Lasciare L’Aquila: l’esodo legalizzato delle case equivalenti
«Ti lascio perché…». Quella delle case equivalenti, analizzata nell’anno settimo dal terremoto, a riflettori e polveri abbassati, è una classica storia all’italiana. Una sorta di esodo autorizzato nel post-sisma, che soltanto nelle pieghe degli elenchi pubblici che il Centro ha spulciato fa emergere le sfumature personali e i perché di una scelta. Ma a guardare i numeri complessivi racconta di 511 famiglie trasferite altrove – chi, è vero, a pochi chilometri, chi invece a Milano, Cagliari, Roma, San Benedetto del Tronto, Pescara – per un giro d’affari da 157 milioni di euro.
PARTITA DOPPIA. Una partita doppia tra privato e pubblico, cittadino-Comune-governo, con implicazioni non soltanto dal punto di vista economico ma soprattutto sociale. E antropologico. Una scelta tutt’altro che facile per molti di coloro che hanno deciso di aderire alla possibilità offerta dal decreto 39, poi legge 77, poi dai taglia-e-cuci delle ordinanze e delle circolari attuative che hanno ora aggiunto ora tolto. Nell’Aquila che s’interroga sul suo futuro, e mentre tutt’intorno si discute di spopolamento delle aree interne, e di come scongiurarlo, ecco uno spaccato di quanto avvenuto dal 2009 a oggi dalle parole di alcuni tra i personaggi noti che figurano negli elenchi.
AL MARE. «Dal 1997 ho un rapporto quasi quotidiano con Pescara», dice la giornalista economica Maria Paola Iannella, «ma non è stato facile accettare di trasferirmi in pianta stabile. Ci ho provato a restare, nel mio appartamento in via Fonte Preturo a ridosso di via XX Settembre, ma dopo anni di battaglie è ancora lontana la data di demolizione di un palazzo che sembra bombardato». Di qui la scelta di prendere casa a Pescara. «Ho dovuto investire per far ripartire la mia attività nel campo dell’editoria sulla costa, e poi ho dovuto pensare a mia figlia che aveva bisogno di tranquillità a scuola». Scelta di famiglia anche per il dirigente scolastico e decano dei cronisti sportivi Dante Capaldi. «Anch’Io sono a Pescara. Mia moglie ha avuto bisogno di cure specifiche. Sino ad allora non abbiamo mai gravato sulla spesa pubblica, rinunciando ad alberghi o autonoma sistemazione».

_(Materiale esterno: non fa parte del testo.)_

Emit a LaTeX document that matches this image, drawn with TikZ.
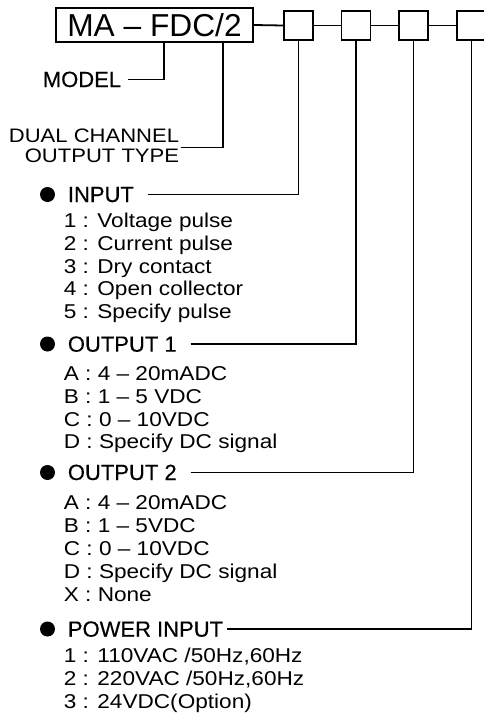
\documentclass[tikz,border=0pt]{standalone}
\usepackage{fontspec}
\setmainfont{Liberation Sans}
\newfontfamily\itemfont[FakeStretch=1.13]{Liberation Sans}
\newfontfamily\headfont[FakeBold=0.4]{Liberation Sans}
\begin{document}
\begin{tikzpicture}[x=1pt,y=-1pt,line width=1.8pt,
  mainbox/.style={draw,inner sep=0pt,minimum width=197pt,minimum height=34pt,font=\fontsize{31.7}{34}\selectfont},
  codebox/.style={draw,inner sep=0pt,minimum size=29pt},
  head/.style={inner sep=0pt,anchor=base west,font=\headfont\fontsize{22}{24}\selectfont},
  item/.style={inner sep=0pt,anchor=base west,font=\itemfont\fontsize{20}{22}\selectfont},
  dot/.style={circle,fill=black,draw=none,inner sep=0pt,minimum size=15pt}]
\useasboundingbox (0,0) rectangle (483,715);
% header
\node[mainbox] (main) at (154.5,25) {MA – FDC/2};
\node[codebox] (b1) at (298.5,25.5) {};
\node[codebox] (b2) at (356,25.5) {};
\node[codebox] (b3) at (413.5,25.5) {};
\node[codebox] (b4) at (471.5,25.5) {};
\draw (main.east) -- (b1.west);
\draw (b1.east) -- (b2.west);
\draw (b2.east) -- (b3.west);
\draw (b3.east) -- (b4.west);
% model
\coordinate (mt) at (164,42);
\node[head,anchor=base east] (model) at (122,87) {MODEL};
\draw (mt) |- ([xshift=6pt]model.east);
% dual channel
\coordinate (dt) at (223,42);
\node[item,anchor=base east,font=\itemfont\fontsize{19.5}{22}\selectfont] (dual1) at (180,142) {DUAL CHANNEL};
\node[item,anchor=base east,font=\itemfont\fontsize{19.5}{22}\selectfont] (dual2) at (180,162) {OUTPUT TYPE};
\draw (dt) |- ([xshift=1pt]dual2.north east);
% INPUT
\node[dot] (d1) at (47.5,194.5) {};
\node[head] (hin) at (67,202) {INPUT};
\draw ([xshift=13pt]hin.east) -| (b1.south);
\node[item] (in1) at (63,227.7) {1 : Voltage pulse};
\node[item] (in2) at (63,250.4) {2 : Current pulse};
\node[item] (in3) at (63,273.1) {3 : Dry contact};
\node[item] (in4) at (63,295.8) {4 : Open collector};
\node[item] (in5) at (63,318.5) {5 : Specify pulse};
% OUTPUT 1
\node[dot] (d2) at (47.5,344) {};
\node[head] (ho1) at (67,351.7) {OUTPUT 1};
\draw ([xshift=13pt]ho1.east) -| (b2.south);
\node[item] (oa1) at (63,380.5) {A : 4 – 20mADC};
\node[item] (ob1) at (63,403.3) {B : 1 – 5 VDC};
\node[item] (oc1) at (63,426.1) {C : 0 – 10VDC};
\node[item] (od1) at (63,448.9) {D : Specify DC signal};
% OUTPUT 2
\node[dot] (d3) at (47.5,472.5) {};
\node[head] (ho2) at (67,480) {OUTPUT 2};
\draw ([xshift=13pt]ho2.east) -| (b3.south);
\node[item] (oa2) at (63,509.3) {A : 4 – 20mADC};
\node[item] (ob2) at (63,532.4) {B : 1 – 5VDC};
\node[item] (oc2) at (63,555.5) {C : 0 – 10VDC};
\node[item] (od2) at (63,578.6) {D : Specify DC signal};
\node[item] (ox2) at (63,601.7) {X : None};
% POWER INPUT
\node[dot] (d4) at (47.5,629) {};
\node[head] (hpw) at (67,636.7) {POWER INPUT};
\draw ([xshift=3pt]hpw.east) -| (b4.south);
\node[item] (pw1) at (63,662.3) {1 : 110VAC /50Hz,60Hz};
\node[item] (pw2) at (63,685.2) {2 : 220VAC /50Hz,60Hz};
\node[item] (pw3) at (63,708.1) {3 : 24VDC(Option)};
\end{tikzpicture}
\end{document}
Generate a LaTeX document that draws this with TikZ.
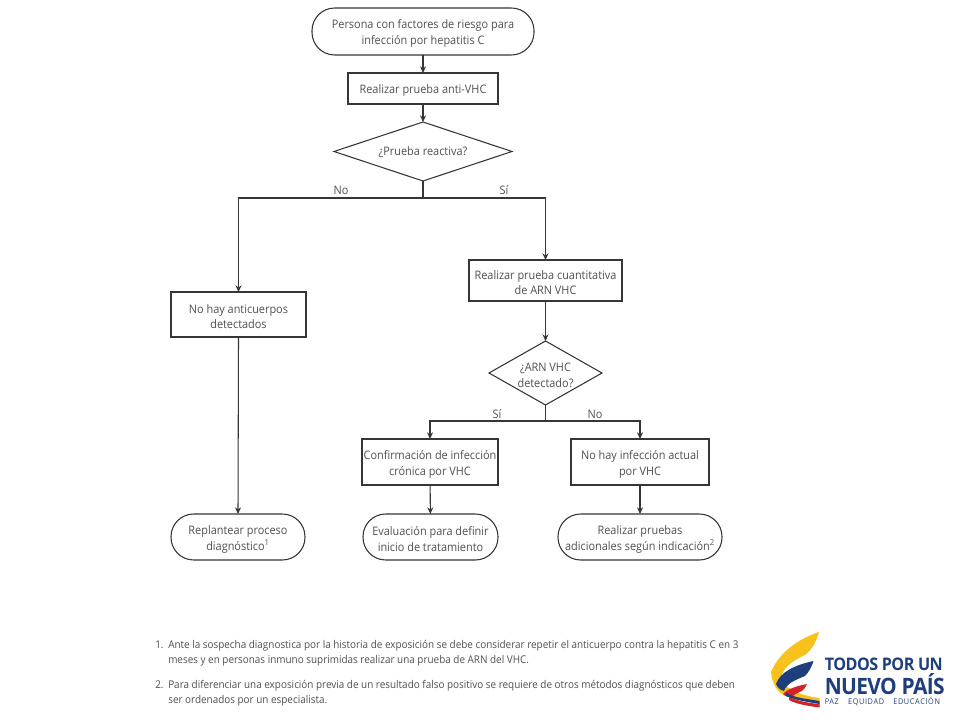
\documentclass[tikz,border=0pt]{standalone}
\usepackage{fontspec}
\usetikzlibrary{shapes.geometric,arrows.meta}
\setmainfont[FakeStretch=0.93]{Open Sans}
\definecolor{ink}{HTML}{363636}
\definecolor{txt}{HTML}{505050}
\definecolor{logoblue}{HTML}{1F3F7C}
\definecolor{logoyellow}{HTML}{F7C21C}
\definecolor{logored}{HTML}{D2232A}
\newcommand{\dn}{\rule{0pt}{10pt}}
\tikzset{
  x=0.75pt,y=-0.75pt,
  base/.style={draw=ink,line width=0.8pt,fill=white,text=txt,align=center,font=\fontsize{8.8pt}{11.8pt}\selectfont,inner sep=0pt,outer sep=0pt},
  boxnode/.style={base,rectangle},
  termnode/.style={base,rectangle,rounded corners=17pt},
  conn/.style={draw=ink,line width=0.8pt},
  arrow/.style={conn,-{Stealth[length=5pt,width=4.5pt]}},
  branch/.style={text=txt,font=\fontsize{8.8pt}{11pt}\selectfont,inner sep=0pt},
  note/.style={text=txt,anchor=base west,inner sep=0pt,font=\fontsize{8pt}{9pt}\selectfont},
}
\newcommand{\sized}[5]{\node[#1,minimum width=#4*0.75pt,minimum height=#5*0.75pt] (#2) at #3}
\begin{document}
\begin{tikzpicture}
\useasboundingbox (0,0) rectangle (960,720);
\fill[white] (0,0) rectangle (960,720);

\sized{termnode}{start}{(423,31.5)}{222}{47} {\dn Persona con factores de riesgo para\\infección por hepatitis C};
\sized{boxnode}{anti}{(423,88.5)}{150}{31} {\dn Realizar prueba anti-VHC};
\draw[base] (423,122) -- (512,151.5) -- (423,181) -- (334,151.5) -- cycle;
\node[text=txt,font=\fontsize{8.8pt}{11pt}\selectfont,inner sep=0pt] (d1) at (423,152.5) {¿Prueba reactiva?};
\coordinate (d1t) at (423,122);
\coordinate (d1b) at (423,181);
\coordinate (j1) at (423,198);

\sized{boxnode}{noac}{(238.5,314.5)}{135}{45} {\dn No hay anticuerpos\\detectados};
\sized{boxnode}{cuant}{(545.5,280.5)}{153}{41} {\dn Realizar prueba cuantitativa\\de ARN VHC};
\draw[base] (545.5,341) -- (602,373) -- (545.5,405) -- (489,373) -- cycle;
\node[text=txt,align=center,font=\fontsize{8.8pt}{11.8pt}\selectfont,inner sep=0pt] (d2) at (545.5,375) {¿ARN VHC\\detectado?};
\coordinate (d2t) at (545.5,341);
\coordinate (d2b) at (545.5,405);
\coordinate (j2) at (545.5,421);

\sized{boxnode}{conf}{(430,462)}{136}{46} {\dn Confirmación de infección\\crónica por VHC};
\sized{boxnode}{nohay}{(640,462)}{138}{46} {\dn No hay infección actual\\por VHC};
\sized{termnode}{replan}{(238,537)}{134}{46} {\dn Replantear proceso\\diagnóstico\textsuperscript{1}};
\sized{termnode}{eval}{(430.5,537)}{135}{46} {\dn Evaluación para definir\\inicio de tratamiento};
\sized{termnode}{adic}{(640,537)}{164}{46} {\dn Realizar pruebas\\adicionales según indicación\textsuperscript{2}};

\draw[arrow] (start) -- (anti);
\draw[arrow] (anti) -- (d1t);
\draw[conn] (d1b) -- (j1);
\draw[arrow] (j1) -| (noac.north);
\draw[arrow] (j1) -| (cuant.north);
\draw[arrow] (cuant) -- (d2t);
\draw[conn] (d2b) -- (j2);
\draw[arrow] (j2) -| (conf.north);
\draw[arrow] (j2) -| (nohay.north);
\draw[arrow] (noac.south) -- (replan.north);
\draw[arrow] (conf) -- (eval);
\draw[arrow] (nohay) -- (adic);

\node[branch] (lno1) at (341,190.5) {No};
\node[branch] (lsi1) at (504,190.5) {Sí};
\node[branch] (lsi2) at (497,414.5) {Sí};
\node[branch] (lno2) at (595,414.5) {No};

\node[note] (n1) at (155,648.5) {1.};
\node[note] (n1a) at (168,648.5) {Ante la sospecha diagnostica por la historia de exposición se debe considerar repetir el anticuerpo contra la hepatitis C en 3};
\node[note] (n1b) at (168,663.5) {meses y en personas inmuno suprimidas realizar una prueba de ARN del VHC.};
\node[note] (n2) at (155,688) {2.};
\node[note] (n2a) at (168,688) {Para diferenciar una exposición previa de un resultado falso positivo se requiere de otros métodos diagnósticos que deben};
\node[note] (n2b) at (168,703) {ser ordenados por un especialista.};

% logo
\fill[logoyellow] (819,632) .. controls (795,640) and (778,655) .. (771,672) .. controls (772,682) and (776,690) .. (782,694) .. controls (788,698) and (800,700) .. (819.5,704) -- (819.5,698) .. controls (805,696) and (790,692) .. (780,680) .. controls (783,668) and (790,662) .. (805,655) .. controls (812,650) and (816,642) .. cycle;
\fill[logoblue] (813.5,661) .. controls (795,665) and (780,672) .. (776,684) .. controls (778,688) and (780,690) .. (784,691) .. controls (786,684) and (795,680) .. (805,676) .. controls (809,672) and (812,666) .. cycle;
\fill[logored] (807,684) .. controls (797,686) and (787,689) .. (783,694) .. controls (786,697) and (789,697) .. (792,697) .. controls (795,694) and (799,692) .. (802,691) .. controls (804,689) and (806,687) .. cycle;
\fill[logoblue] (786,693) .. controls (795,698) and (808,699) .. (819.5,701) -- (819.5,704) .. controls (808,702) and (794,700) .. (786,696) -- cycle;
\fill[logored] (789,697) .. controls (798,701) and (808,703) .. (819.5,704) -- (819.5,707.5) .. controls (808,706) and (796,704) .. (789,700) -- cycle;

\node[anchor=west,inner sep=0pt,text=logoblue,font=\bfseries\fontsize{13pt}{14pt}\selectfont] (l1) at (824.5,664) {\addfontfeatures{LetterSpace=-3}TODOS POR UN};
\node[anchor=west,inner sep=0pt,text=logoblue,font=\bfseries\fontsize{16.9pt}{18pt}\selectfont] (l2) at (824.5,684) {\addfontfeatures{LetterSpace=-3}NUEVO PAÍS};
\node[anchor=west,inner sep=0pt,text=logoblue,font=\fontsize{5.9pt}{6pt}\selectfont] (l3) at (824.5,702) {\addfontfeatures{LetterSpace=8}PAZ\hspace{5pt} EQUIDAD\hspace{5pt} EDUCACIÓN};
\end{tikzpicture}
\end{document}
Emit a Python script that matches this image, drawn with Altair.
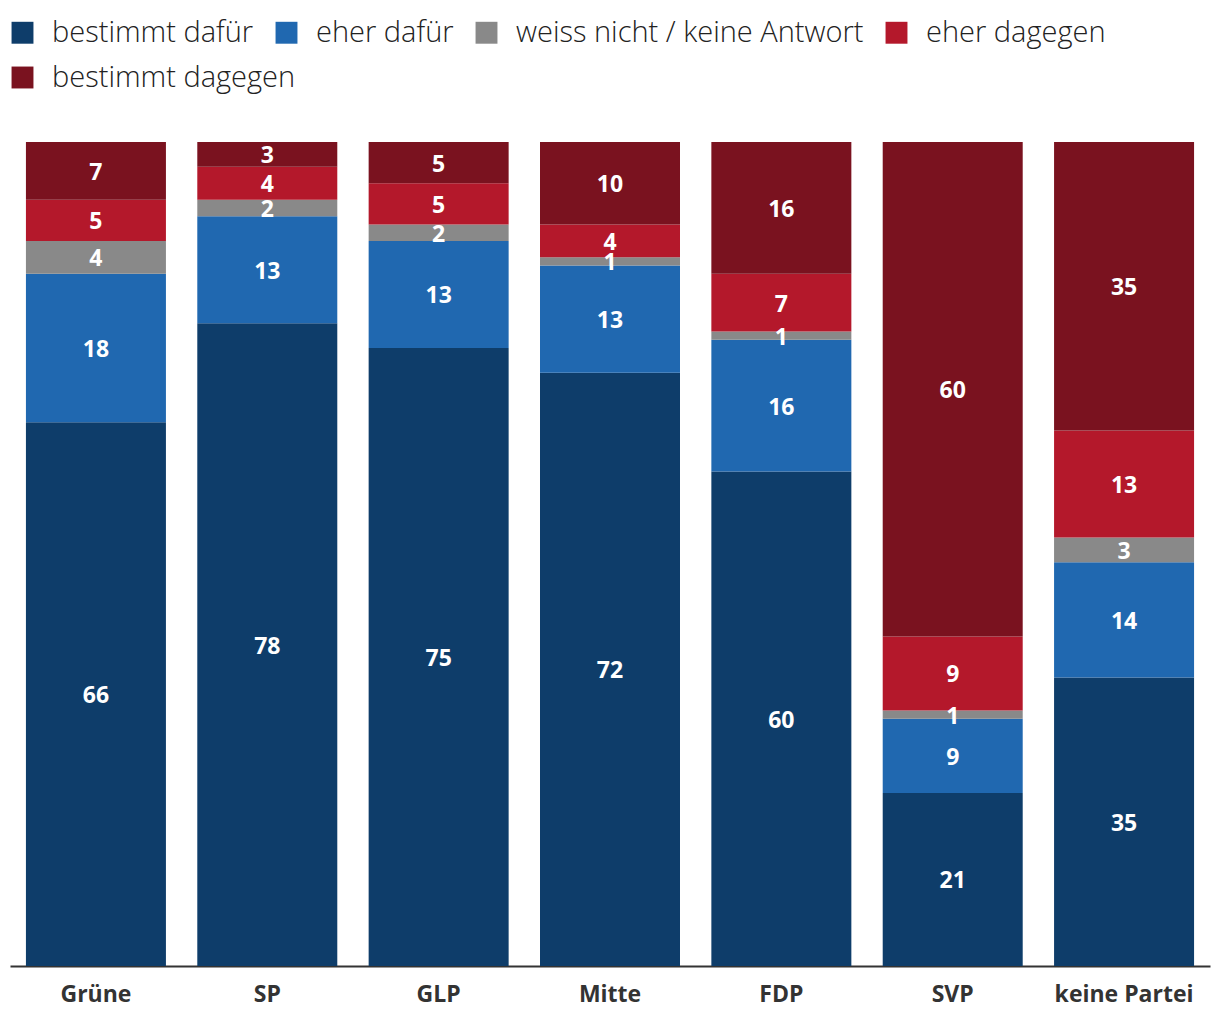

EX SINDACI. Tra le persone che hanno lasciato L’Aquila c’è anche un ex sindaco, Giuseppe Placidi. «Ho questa città nel cuore, ma i miei figli sono grandi e lavorano uno a Siena e l’altro a Roma. Per questo, non avendo certezze sul recupero della mia abitazione a Pettino – proprio sulla faglia – ho deciso di trasferirmi anche io nella capitale». Suo fratello Ernesto, ex vicesindaco, si è spostato a Scoppito. L’ex direttore dell’Accademia di Belle Arti Eugenio Carlomagno, già attivista dei comitati civici, alla fine ha ceduto: Pescara. «Dopo un periodo di speranza e partecipazione», spiega, «la ripresa all’Aquila stenta a farsi vedere. Avevamo bisogno di una svolta». L’evoluzione delle dinamiche professionali condiziona anche gli spostamenti. C’è chi, come il noto avvocato Vincenzo Calderoni ha avuto, dopo il 6 aprile, un aumento delle cause a Roma. «Per questo sono venuto a vivere qui».
FUORI PORTA. Sono pari a circa il 40% le famiglie che hanno richiesto l’abitazione equivalente restando comunque all’Aquila. «Sono decenni che ho fatto del vivere nel capoluogo una scelta di vita», sottolinea l’ex parlamentare Dc Romeo Ricciuti. «Non avrei mai lasciato la città e vivo tuttora non molto distante dal centro». Talvolta si opta per non restare in un luogo segnato in maniera indelebile dalla tragedia, come chi viveva nella zona di Campo di Fossa. È il caso dell’ex vicesindaco Antonello Oliva, oppure del giornalista Angelo De Nicola: entrambi sono andati poi a vivere in periferia. «La mia famiglia abitava in via Santa Chiara d’Acquili, a Belvedere», ricorda il direttore generale di Confcommercio Celso Cioni. «A quell’abitazione erano legati troppi ricordi drammatici, così ho scelto di trasferirmi in zona Acquasanta». Sono usciti appena fuori le mura, infine, l’economista Piero Carducci e l’architetto Enrico Sconci, fondatore del Muspac.